Opinions of Sunday, 29 June 2014

Columnist: Okoampa-Ahoofe, Kwame

Believe, Doesn't Believe, Who Cares?

By Kwame Okoampa-Ahoofe, Jr., Ph.D.
Garden City, New York
June 26, 2014

Dr. Kofi Konadu Apraku has every democratic right to plead his own cause. What he doesn't have is the proprietary right to cavalierly impugn and mock the credibility of those who are in a better position to know what they are talking about (See "Apraku: Claims of 100 NPP MPs Backing Akufo-Addo Untrue" Ghanaweb.com 6/26/14). What the estranged and inordinately ambitious former Akufo-Addo campaign coordinator is disputing is Ms. Shirely Ayorkor Botchwey's widely reported assertion that the overwhelming majority of New Patriotic Party Members in Parliament are in staunch support of Akufo-Addo's third shot at the party's presidential candidacy.

For a voluble and loud-talking intellectual like Dr. Apraku to smugly assert that even though he is no longer a Member of Parliament and has not had the chance to talk to a single NPP-MP, nevertheless, the NPP-MP for Weija cannot be accurate in her assertion of Nana Akufo-Addo's being backed by at least 100, out of the 123 NPP-MPs, is inexcusably absurd. It is absurd because it points to the abject lack of intellectual diligence and political savvy on the part of the former Offinso-North MP. In sum, so deathly desperate is Dr. Apraku in becoming President of Ghana that he does not even care a whit how he arrives at his destination.
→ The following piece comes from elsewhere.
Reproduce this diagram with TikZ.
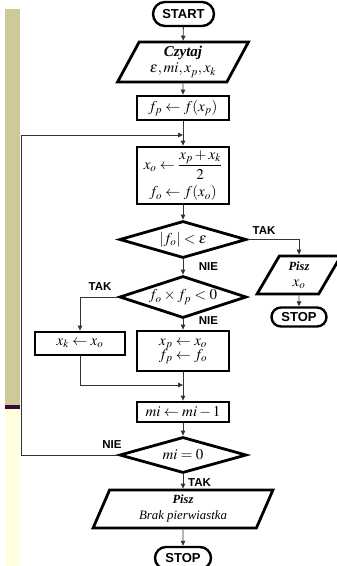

We must also point out that the widely reported utter displeasure expressed by some among the party's national executive membership, vis-a-vis the staunch and open show of support for Nana Akufo-Addo, flagrantly violates the tenets of neo-liberal democratic political culture and ought to be promptly condemned in no uncertain terms.

Needless to say, this is an obviously rude and nasty attempt by some cynical and divisive party operatives to deviously plead the unwholesome cause of one particular serial candidate manque and his Amen Corner posse of nihilistic railroaders hell-bent on scuttling the all-too-prime chances of the putatively most formidable front-runner for the party's flagbearership in the lead-up to the December 6 presidential primary.

Now, let it be observed herein and emphatically so, that the NPP national executives, be they individuals or a group, have absolutely no right to determine who decides to openly support whom and when. Ghana is no longer a primitive police state of the sort meanspiritedly presided over by Messrs. Kwame Nkrumah and Jerry John Rawlings for some three decades in the postcolonial era.

And it is rather darn ironic for me to have to report that even the rambunctious stalwarts, supporters and sympathizers of the hard-nosed ruling National Democratic Congress perfectly appreciate this salutary new reality and have, in fact, been laudably known to routinely observe and practice the same.